Food & Drink
How the Owner of Moxie Chocolatier Found Healing Through Chocolate-Making
While grieving the passing of loved ones, former public-relations veteran Allison Parker turned pain into purpose by making chocolates for the holidays.
After her husband, Jim, died in a whitewater rafting accident in Colorado in 2016, Allison Parker entered a state of shock—and her life continued to spiral downward. She became a caretaker to both of her elderly parents, who moved in with her—and her beloved dog was diagnosed with cancer. Her dog soon died and she cared for her parents until 2022, when they passed away within 30 days of one another.
“After their deaths, what I realized is that I hadn’t truly grieved Jim,” says Parker. “The combination of it all led me to this really dark place.”
Bereft and broken, she followed the advice of good friends and headed to Canyon Ranch in the Berkshire mountains for a reset. “I was like, ‘I don’t want to be on antidepressant medication, this is a temporary thing,’” she recalls thinking. “I wanted something more homeopathic.”
And while visiting the famed wellness retreat, she spoke to several grief counselors and met other people who were struggling. “Everyone said, ‘You need something to focus on,’” she recalls, “‘and it should be positive and a challenge. It should be something that makes others happy.’”
Back in Baltimore, she serendipitously turned pain into purpose while making chocolates for the Christmas holidays.
“My relatives were making cookies, and I decided to make chocolate for the holidays,” says Parker. “I couldn’t believe how hard it was—I was like, I am going to figure this out.”

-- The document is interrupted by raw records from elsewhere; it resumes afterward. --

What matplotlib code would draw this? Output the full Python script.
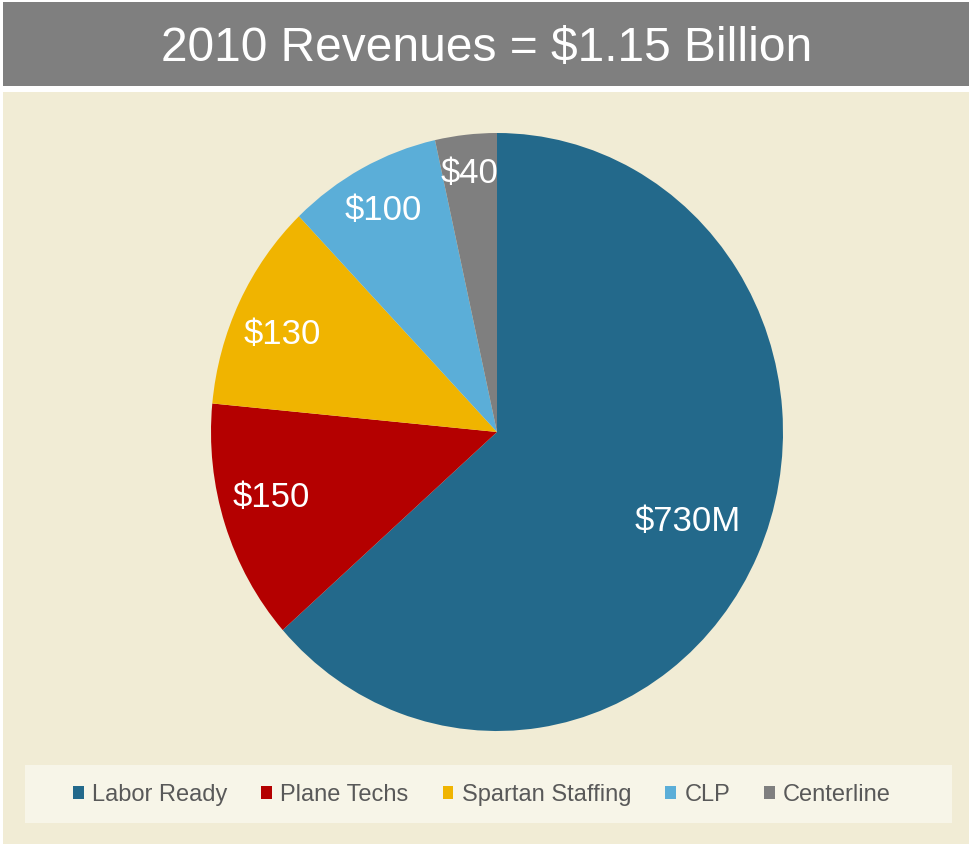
import matplotlib
matplotlib.use("Agg")
import matplotlib.pyplot as plt
from matplotlib.patches import Rectangle
import numpy as np

# data ==============================================
segments = ["Labor Ready", "Plane Techs", "Spartan Staffing", "CLP", "Centerline"]
revenues = [730, 150, 130, 100, 40]
value_labels = ["$730M", "$150", "$130", "$100", "$40"]
colours = ["#23698B", "#B40000", "#F0B400", "#5BAED8", "#7F7F7F"]
title = "2010 Revenues = $1.15 Billion"

# layout ============================================
W, H = 969, 844
label_radius = [0.73, 0.82, 0.82, 0.84, 0.87]
label_turn = [0, -2.6, 2.3, 0, 0]   # degrees off the wedge middle
plt.rcParams['font.family'] = ['Liberation Sans', 'DejaVu Sans']

fig = plt.figure(figsize=(W / 100, H / 100), dpi=100)
fig.patch.set_facecolor("white")

def px_rect(x0, y0, x1, y1, colour):
    # rectangle in pixel coords (top-left origin)
    fig.patches.append(Rectangle((x0 / W, 1 - y1 / H), (x1 - x0) / W, (y1 - y0) / H,
                                 transform=fig.transFigure, facecolor=colour,
                                 edgecolor="none", zorder=-10))

px_rect(3, 2, W, 86, "#7F7F7F")       # header bar
px_rect(3, 92, W, H, "#F1ECD5")       # beige panel
px_rect(25, 765, 952, 823, "#F7F5E8") # legend box

fig.text(487 / W, 1 - 48 / H, title, color="white", fontsize=34.5,
         ha="center", va="center")

# pie: centre (497, 432), rx 286, ry 299
cx, cy, rx, ry = 497, 432, 286, 299
ax = fig.add_axes([(cx - rx) / W, 1 - (cy + ry) / H, 2 * rx / W, 2 * ry / H])
ax.set_zorder(1)
wedges, _ = ax.pie(revenues, colors=colours, startangle=90, counterclock=False,
                   wedgeprops=dict(linewidth=0))
ax.set_aspect("auto")
ax.set_xlim(-1, 1)
ax.set_ylim(-1, 1)
ax.axis("off")

for w, lab, r, t in zip(wedges, value_labels, label_radius, label_turn):
    ang = np.deg2rad((w.theta1 + w.theta2) / 2 + t)
    ax.text(r * np.cos(ang), r * np.sin(ang), lab, color="white",
            fontsize=25, ha="center", va="center")

leg = fig.legend(wedges, segments, loc="center", bbox_to_anchor=(482 / W, 1 - 795 / H),
                 ncol=5, frameon=False, fontsize=17, handlelength=0.45,
                 handleheight=0.45, handletextpad=0.35, columnspacing=1.45,
                 labelcolor="#595959")

fig.savefig("out.png", dpi=100)
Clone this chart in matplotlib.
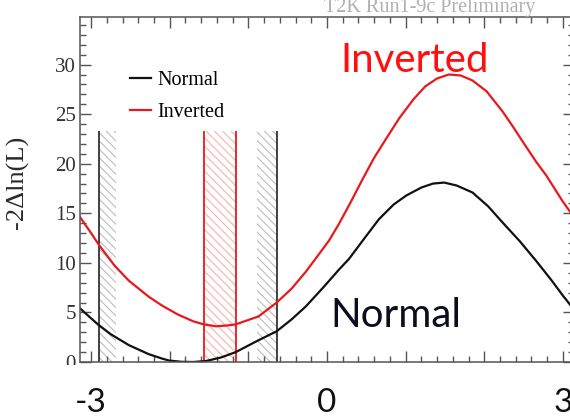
import numpy as np
import matplotlib.pyplot as plt
import matplotlib.transforms as mtransforms
from matplotlib.patches import Rectangle
from matplotlib.ticker import MultipleLocator

# -2 delta lnL scan over delta_CP
dcp_normal = [-3.14, -3.00, -2.90, -2.75, -2.52, -2.27, -2.10, -2.01, -1.85, -1.70,
              -1.54, -1.35, -1.16, -0.87, -0.64, -0.45, -0.27, -0.05, 0.15, 0.28,
              0.45, 0.66, 0.85, 1.01, 1.20, 1.35, 1.49, 1.65, 1.85, 2.05,
              2.23, 2.45, 2.66, 2.85, 3.00, 3.14]
chi2_normal = [5.4, 4.4, 3.7, 2.8, 1.7, 0.8, 0.35, 0.15, 0.02, 0.0,
               0.1, 0.45, 1.0, 2.2, 3.1, 4.3, 5.6, 7.5, 9.3, 10.4,
               12.2, 14.4, 15.9, 16.8, 17.6, 18.0, 18.1, 17.8, 17.1, 15.7,
               14.1, 12.2, 10.2, 8.3, 6.7, 5.3]

dcp_inverted = [-3.14, -3.00, -2.90, -2.70, -2.52, -2.27, -2.10, -1.90, -1.70, -1.57,
                -1.41, -1.25, -1.16, -0.87, -0.64, -0.45, -0.27, -0.10, 0.03, 0.15,
                0.30, 0.45, 0.60, 0.75, 0.92, 1.10, 1.25, 1.40, 1.55, 1.70,
                1.85, 2.03, 2.23, 2.36, 2.50, 2.66, 2.79, 2.99, 3.14]
chi2_inverted = [14.6, 13.0, 11.8, 9.7, 8.2, 6.6, 5.7, 4.8, 4.1, 3.8,
                 3.6, 3.7, 3.8, 4.6, 6.0, 7.4, 9.1, 10.9, 12.3, 13.9,
                 16.1, 18.4, 20.6, 22.5, 24.6, 26.5, 27.8, 28.6, 29.0, 28.9,
                 28.4, 27.3, 25.3, 23.8, 22.1, 20.2, 18.8, 16.3, 14.6]

# 1 sigma intervals (solid edge, hatched edge)
normal_band_left = [-2.90, -2.68]
normal_band_right = [-0.89, -0.64]
inverted_band = [-1.57, -1.16]
band_top = 23.3

big_ticks = [-3, 0, 3]

plt.rcParams['hatch.linewidth'] = 0.8
serif = 'Liberation Serif'

fig = plt.figure(figsize=(5.7, 4.2), dpi=100)
ax = fig.add_axes([80 / 570, 58 / 420, 494 / 570, 345 / 420])

hatch = '\\\\\\\\'
for band in (normal_band_left, normal_band_right):
    ax.fill_between(band, 0, band_top, facecolor='none', edgecolor='#bdbdbd',
                    hatch=hatch, linewidth=0)
ax.fill_between(inverted_band, 0, band_top, facecolor='none', edgecolor='#f3b3b3',
                hatch=hatch, linewidth=0)
ax.vlines([normal_band_left[0], normal_band_right[1]], 0, band_top, color='#333333', lw=1.3)
ax.vlines(inverted_band, 0, band_top, color='#e8191c', lw=1.3)

ax.plot(dcp_normal, chi2_normal, color='#111111', lw=1.6, label='Normal')
ax.plot(dcp_inverted, chi2_inverted, color='#e8191c', lw=1.6, label='Inverted')

ax.set_xlim(-np.pi, np.pi)
ax.set_ylim(0, 34.8)
ax.xaxis.set_major_locator(MultipleLocator(1))
ax.xaxis.set_minor_locator(MultipleLocator(0.2))
ax.yaxis.set_major_locator(MultipleLocator(5))
ax.yaxis.set_minor_locator(MultipleLocator(1))
ax.tick_params(which='both', direction='in', top=True, right=True,
               color='#555555', width=1.0, labelbottom=False,
               labelsize=15, labelcolor='#333333', pad=3)
ax.tick_params(which='major', length=8)
ax.tick_params(which='minor', length=4)
for lab in ax.get_yticklabels():
    lab.set_family(serif)
for sp in ax.spines.values():
    sp.set_color('#555555')
    sp.set_linewidth(1.1)

ax.set_ylabel('-2\u0394ln(L)', family=serif, fontsize=19, color='#2a2a2a')
ax.yaxis.set_label_coords(-0.103, 0.522)

ax.legend(loc='upper left', bbox_to_anchor=(0.101, 0.845), frameon=False,
          prop={'family': serif, 'size': 14.5}, handlelength=1.05,
          handletextpad=0.3, labelspacing=0.65, borderpad=0, borderaxespad=0)

fig.text(430 / 570, 1 - 12 / 420, 'T2K Run1-9c Preliminary', ha='center',
         va='baseline', family=serif, fontsize=14.5, color='#b0b0b0')

# white strip under the frame with large axis numbers on top
fig.patches.append(Rectangle((0, 0), 1, 55 / 420, transform=fig.transFigure,
                             facecolor='white', edgecolor='none', zorder=1))
trans = mtransforms.blended_transform_factory(ax.transData, fig.transFigure)
for t in big_ticks:
    fig.text(t, 1 - 412 / 420, '%d' % t, transform=trans, ha='center',
             va='baseline', family='Lato', fontsize=24, color='#111111', zorder=2)

fig.text(340 / 570, 1 - 72 / 420, 'Inverted', family='Lato', fontsize=29,
         color='#ff1010', va='baseline')
fig.text(330 / 570, 1 - 327 / 420, 'Normal', family='Lato', fontsize=29,
         color='#0d0d20', va='baseline')

fig.savefig('out.png', dpi=100)
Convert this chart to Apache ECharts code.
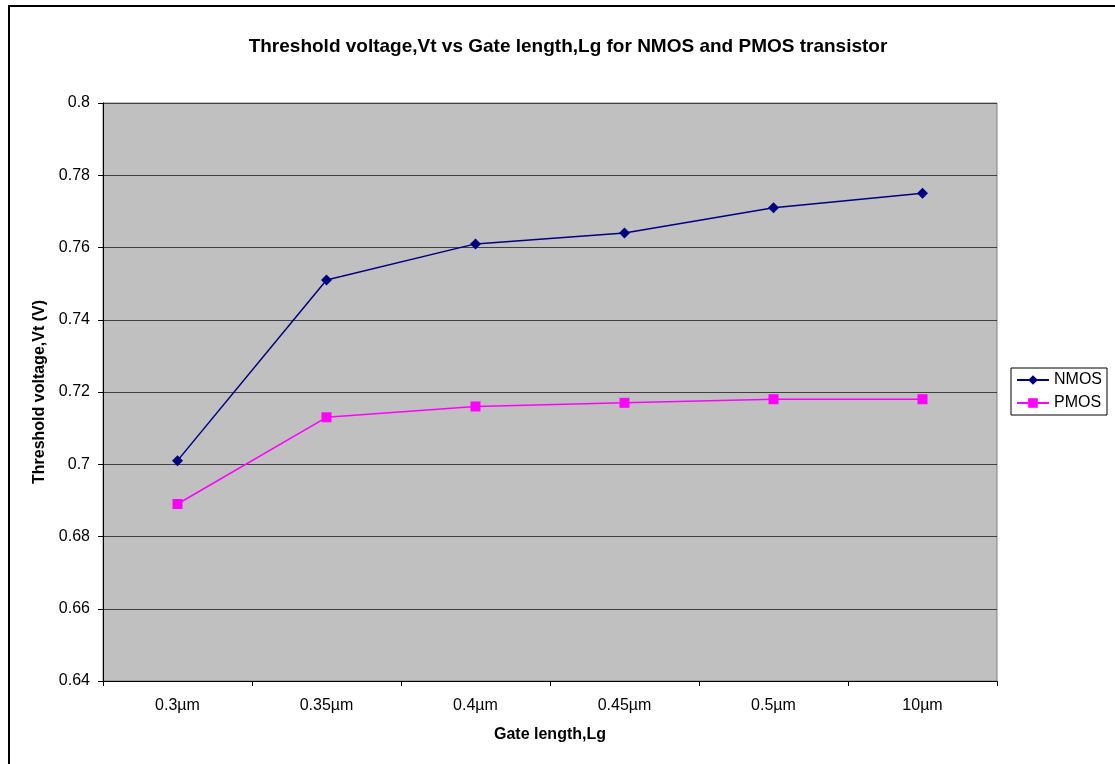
<!DOCTYPE html>
<html>
<head>
<meta charset="utf-8">
<script src="https://cdn.jsdelivr.net/npm/echarts@6/dist/echarts.min.js"></script>
<style>html,body{margin:0;padding:0;background:#fff;}#c{width:1115px;height:764px;}</style>
</head>
<body>
<div id="c"></div>
<script>
const categories = ['0.3µm', '0.35µm', '0.4µm', '0.45µm', '0.5µm', '10µm'];
const nmos = [0.701, 0.751, 0.761, 0.764, 0.771, 0.775];
const pmos = [0.689, 0.713, 0.716, 0.717, 0.718, 0.718];

const chart = echarts.init(document.getElementById('c'));
const font = 'Arial, "Liberation Sans", sans-serif';
chart.setOption({
  animation: false,
  backgroundColor: '#fff',
  title: {
    text: 'Threshold voltage,Vt vs Gate length,Lg for NMOS and PMOS transistor',
    left: 563, top: 32, textAlign: 'center',
    textStyle: { fontFamily: font, fontSize: 19, fontWeight: 'bold', color: '#000' }
  },
  graphic: [
    { type: 'line', shape: { x1: 8, y1: 6, x2: 1115, y2: 6 }, style: { stroke: '#000', lineWidth: 2 } },
    { type: 'line', shape: { x1: 9, y1: 5, x2: 9, y2: 764 }, style: { stroke: '#000', lineWidth: 2 } }
  ],
  legend: {
    orient: 'vertical', left: 1011, top: 368,
    padding: [3, 5, 3, 5], itemGap: 5, itemWidth: 32, itemHeight: 12,
    borderColor: '#000', borderWidth: 1, backgroundColor: '#fff',
    textStyle: { fontFamily: font, fontSize: 16, lineHeight: 18, color: '#000' },
    data: ['NMOS', 'PMOS']
  },
  grid: { left: 103, top: 103, right: 118, bottom: 83, show: true, backgroundColor: '#c0c0c0', borderColor: '#808080', borderWidth: 1 },
  xAxis: {
    type: 'category', data: categories, boundaryGap: true,
    name: 'Gate length,Lg', nameLocation: 'middle', nameGap: 46,
    nameTextStyle: { fontFamily: font, fontSize: 16, fontWeight: 'bold', color: '#000' },
    axisLine: { lineStyle: { color: '#000', width: 1 } },
    axisTick: { show: true, length: 5, lineStyle: { color: '#000' } },
    axisLabel: { fontFamily: font, fontSize: 16, color: '#000', margin: 17 },
    splitLine: { show: false }
  },
  yAxis: {
    type: 'value', min: 0.64, max: 0.8, interval: 0.02,
    name: 'Threshold voltage,Vt (V)', nameLocation: 'middle', nameGap: 53,
    nameTextStyle: { fontFamily: font, fontSize: 16, fontWeight: 'bold', color: '#000' },
    axisLine: { show: true, lineStyle: { color: '#000', width: 1 } },
    axisTick: { show: true, length: 5, lineStyle: { color: '#000' } },
    axisLabel: { fontFamily: font, fontSize: 16, color: '#000', margin: 13, formatter: v => String(+v.toFixed(2)) },
    splitLine: { show: true, lineStyle: { color: '#404040', width: 1 } }
  },
  series: [
    { name: 'NMOS', type: 'line', data: nmos, symbol: 'diamond', symbolSize: 11,
      itemStyle: { color: '#000080' }, lineStyle: { color: '#000080', width: 1.5 } },
    { name: 'PMOS', type: 'line', data: pmos, symbol: 'rect', symbolSize: 10,
      itemStyle: { color: '#ff00ff' }, lineStyle: { color: '#ff00ff', width: 1.5 } }
  ]
});
</script>
</body>
</html>
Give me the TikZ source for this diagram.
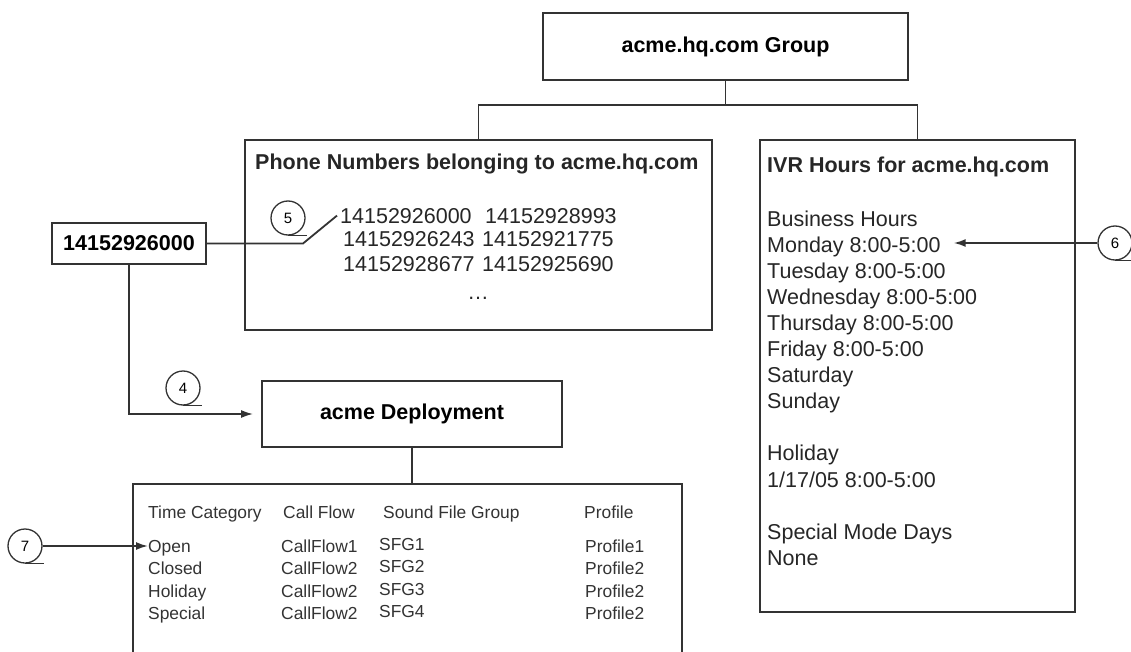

Through trial and error, the former public-relations veteran has gotten so good that last year she started a business called Moxie Chocolatier.
“People were tasting these and telling me I needed to sell them,” says the 62-year-old Parker. “The name Moxie came from the fact that it takes so much to do this at this age, and start a whole new career.”
Moxie’s exquisite line of organic, high-cocoa-content confections includes bars and bonbons (from mandarin-orange ganache with lemon bitters to banana ganache with dark chocolate) and are now stocked on the shelves at Culinary Architecture in Pigtown and the Spirit Shop in Mt. Washington. Her confections are also available at Sushi Ya in Owings Mills and the Bjuiced juice bar at Coppermine fitness (where she also sells energy bars, granola bars, and mixes).
And while her sweets have made others happy, they’ve made Parker happy, too.
“I was the person who would never admit I was depressed,” she says. “At Canyon Ranch, I met so many people who were okay with saying, ‘I’m not okay.’ It gave me permission to accept that I needed help. A couple of years ago I was walking in New York and I realized, ‘Oh my god, I’m happy.’ I hadn’t been happy in so long that I forgot what it was like.”